In [1]:
import spacy
from spacy import displacy
import scispacy

from negspacy.negation import Negex
from negspacy.termsets import termset

import networkx as nx

from tasks_python_files.Task1_Negation_cue_detection import *

import re



#### Some sentences with their scope:
`She does not like Steve Jobs`
scope: like Steve Jobs

`There is no negation`
scope: There is negation

`Jim never likes to go to supermarket in the morning`
scope: likes to go to market in the evening

`Sam is unlikely to give his notebook to you`
scope: Sam is to give his notebook

`Sam is unlikely to give his notebook to you because he does not like you`
scope: to give his notebook

`The production has not grown, but we are hopeful for the future`
scope: grown (one word after neg cue is affected)

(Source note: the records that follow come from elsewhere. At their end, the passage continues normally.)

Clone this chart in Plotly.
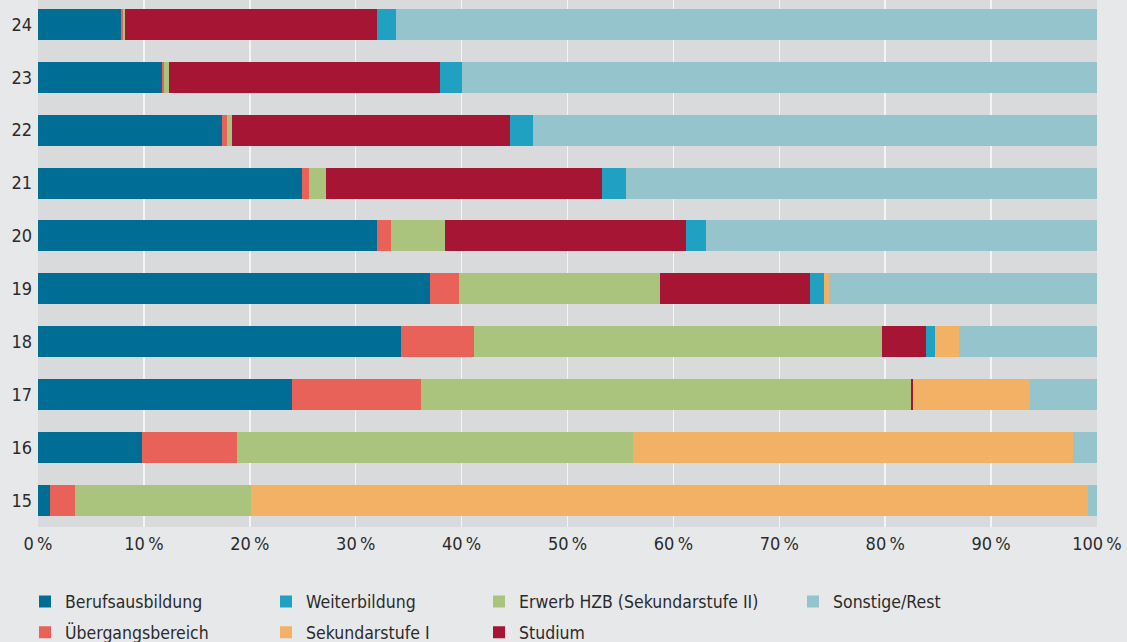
import plotly.graph_objects as go

ages = [15, 16, 17, 18, 19, 20, 21, 22, 23, 24]

berufsausbildung = [1.13, 9.83, 24.0, 34.29, 37.02, 32.0, 24.94, 17.4, 11.72, 7.85]
uebergangsbereich = [2.36, 8.97, 12.17, 6.87, 2.72, 1.32, 0.64, 0.47, 0.17, 0.17]
erwerb_hzb = [16.63, 37.4, 46.25, 38.54, 19.01, 5.1, 1.62, 0.47, 0.47, 0.2]
studium = [0.0, 0.0, 0.18, 4.15, 14.15, 22.76, 26.06, 26.26, 25.6, 23.78]
weiterbildung = [0.0, 0.0, 0.0, 0.85, 1.3, 1.91, 2.28, 2.1, 2.09, 1.8]
sekundarstufe_1 = [79.03, 41.55, 11.05, 2.3, 0.5, 0.0, 0.0, 0.0, 0.0, 0.0]
sonstige = [0.85, 2.25, 6.35, 13.0, 25.3, 36.91, 44.46, 53.3, 59.95, 66.2]

x_ticks = [0, 10, 20, 30, 40, 50, 60, 70, 80, 90, 100]
x_tick_labels = [f"{v}\u2009%" for v in x_ticks]

series = [
    ("Berufsausbildung", berufsausbildung, "#006e94", "legend"),
    ("Übergangsbereich", uebergangsbereich, "#e8625a", "legend"),
    ("Erwerb HZB (Sekundarstufe II)", erwerb_hzb, "#aac47d", "legend3"),
    ("Studium", studium, "#a71534", "legend3"),
    ("Weiterbildung", weiterbildung, "#21a1c1", "legend2"),
    ("Sekundarstufe I", sekundarstufe_1, "#f3b165", "legend2"),
    ("Sonstige/Rest", sonstige, "#96c4cc", "legend4"),
]

FONT = "DejaVu Sans Condensed, DejaVu Sans, sans-serif"
TXT = "#2b2b2b"

fig = go.Figure()
for name, vals, color, leg in series:
    fig.add_trace(go.Bar(
        y=ages, x=vals, name=name, orientation="h",
        marker=dict(color=color, line=dict(width=0)),
        width=0.586, legend=leg, legendgroup=name,
        hoverinfo="skip",
    ))

W, H = 1127, 642
leg_font = dict(family=FONT, size=17.5, color=TXT)
def legend_at(xpx):
    return dict(
        xref="container", yref="container",
        x=xpx / W, y=1 - 583.5 / H, xanchor="left", yanchor="top",
        orientation="v", bgcolor="rgba(0,0,0,0)", borderwidth=0,
        font=leg_font, tracegroupgap=5, itemclick=False, itemdoubleclick=False,
    )

fig.update_layout(
    width=W, height=H,
    margin=dict(l=38, r=30, t=0, b=115, pad=0, autoexpand=False),
    barmode="stack",
    paper_bgcolor="#e7e8ea",
    plot_bgcolor="#d9dadc",
    font=dict(family=FONT, size=18, color=TXT),
    xaxis=dict(
        range=[0, 100], tickvals=x_ticks, ticktext=x_tick_labels,
        showgrid=True, gridcolor="#f4f4f4", gridwidth=1.5,
        zeroline=False, showline=False, ticks="", ticklabelstandoff=4,
        tickfont=dict(family=FONT, size=18, color=TXT), fixedrange=True,
        automargin=False,
    ),
    yaxis=dict(
        range=[14.5, 24.46], tickvals=ages, ticktext=[str(a) for a in ages],
        showgrid=False, zeroline=False, showline=False, ticks="",
        ticklabelstandoff=5, automargin=False,
        tickfont=dict(family=FONT, size=18, color=TXT), fixedrange=True,
    ),
    legend=legend_at(25),
    legend2=legend_at(266),
    legend3=legend_at(479),
    legend4=legend_at(793),
    showlegend=True,
)

fig.write_html(
    "out.html",
    config={"staticPlot": True},
    post_script="document.body.style.margin='0';document.body.style.background='#e7e8ea';",
)
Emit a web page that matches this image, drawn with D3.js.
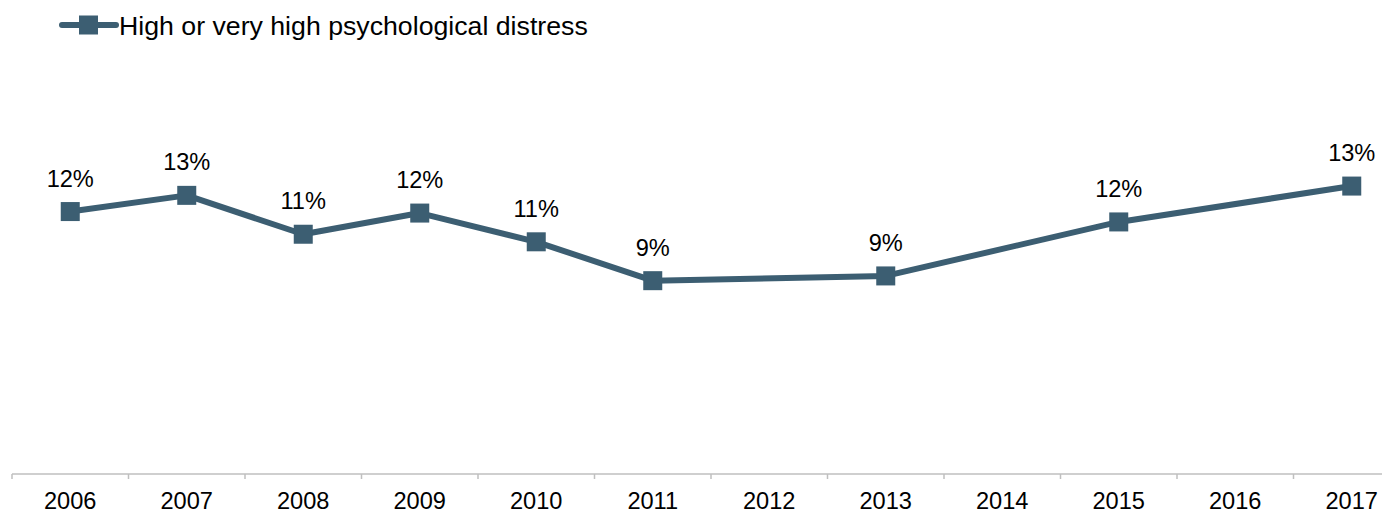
<!DOCTYPE html>
<html>
<head>
<meta charset="utf-8">
<script src="https://cdn.jsdelivr.net/npm/d3@7"></script>
<style>
html,body{margin:0;padding:0;background:#fff;}
svg{display:block;font-family:"Liberation Sans",Arial,sans-serif;}
</style>
</head>
<body>
<svg id="chart" width="1382" height="513"></svg>
<script>
const years = ["2006","2007","2008","2009","2010","2011","2012","2013","2014","2015","2016","2017"];
const distress = [12.15, 12.9, 11.1, 12.08, 10.75, 8.95, null, 9.17, null, 11.67, null, 13.33];
const seriesName = "High or very high psychological distress";

const color = "#3c5e72";
const svg = d3.select("#chart");

const x = d3.scaleBand().domain(years).range([12, 12 + 12 * 116.5]).padding(0);
const y = d3.scaleLinear().domain([0, 20]).range([474, 42]);

// axis
const ax = svg.append("g");
ax.append("line")
  .attr("x1", x.range()[0]).attr("x2", x.range()[1])
  .attr("y1", y(0)).attr("y2", y(0))
  .attr("stroke", "#bfbfbf").attr("stroke-width", 1.5);
const edges = years.map(d => x(d)).concat([x(years[years.length-1]) + x.bandwidth()]);
ax.selectAll("line.tick").data(edges).enter().append("line")
  .attr("class","tick")
  .attr("x1", d => d).attr("x2", d => d)
  .attr("y1", y(0)).attr("y2", y(0) + 5)
  .attr("stroke", "#bfbfbf").attr("stroke-width", 1.5);
ax.selectAll("text").data(years).enter().append("text")
  .attr("x", d => x(d) + x.bandwidth()/2)
  .attr("y", 509)
  .attr("text-anchor","middle")
  .attr("font-size", 23.6)
  .attr("fill", "#000")
  .text(d => d);

const pts = years.map((yr, i) => ({yr, v: distress[i]})).filter(d => d.v !== null);
const line = d3.line().x(d => x(d.yr) + x.bandwidth()/2).y(d => y(d.v));
svg.append("path").datum(pts)
  .attr("d", line)
  .attr("fill","none")
  .attr("stroke", color)
  .attr("stroke-width", 6)
  .attr("stroke-linejoin","round");

const sq = 19;
svg.selectAll("rect.pt").data(pts).enter().append("rect")
  .attr("class","pt")
  .attr("x", d => x(d.yr) + x.bandwidth()/2 - sq/2)
  .attr("y", d => y(d.v) - sq/2)
  .attr("width", sq).attr("height", sq)
  .attr("fill", color);

svg.selectAll("text.lbl").data(pts).enter().append("text")
  .attr("class","lbl")
  .attr("x", d => x(d.yr) + x.bandwidth()/2)
  .attr("y", d => y(d.v) - 25)
  .attr("text-anchor","middle")
  .attr("font-size", 23.6)
  .attr("fill","#000")
  .text(d => Math.round(d.v) + "%");

// legend
const lg = svg.append("g");
lg.append("line").attr("x1", 62).attr("x2", 116).attr("y1", 25).attr("y2", 25)
  .attr("stroke", color).attr("stroke-width", 6).attr("stroke-linecap","round");
lg.append("rect").attr("x", 79).attr("y", 15.5).attr("width", 19).attr("height", 19).attr("fill", color);
lg.append("text").attr("x", 119).attr("y", 35).attr("font-size", 26.7).attr("fill","#000").text(seriesName);
</script>
</body>
</html>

### Different rules to identify negation scope

###### `Rule 1:` all words after the negation cue

In [2]:
def get_indices_neg_cues(document, negation_cues):
    indices_neg_cues=[]
    #print(len(negation_cues))
    for i in range(len(negation_cues)):
        for j in range(len(document)):
            if not indices_neg_cues.count(j):
                if document[j].text.lower()==negation_cues[i]:
                    indices_neg_cues.append(j)
                    break
    return indices_neg_cues

In [3]:
def covert_parse_tree_svg_to_png(document):
    svg = displacy.render(document, style='dep')
    output_path = Path("sentence_dep_parse_tree.svg")
    output_path.open("w", encoding="utf-8").write(svg)
    drawing = svg2rlg("sentence_dep_parse_tree.svg")
    renderPM.drawToFile(drawing, "sentence_dep_parse_tree.png", fmt="PNG")

In [4]:
def display_pos_tag_tree(document):
    for token in document:
         print(token.text, '=>',token.pos_,'=>',token.tag_)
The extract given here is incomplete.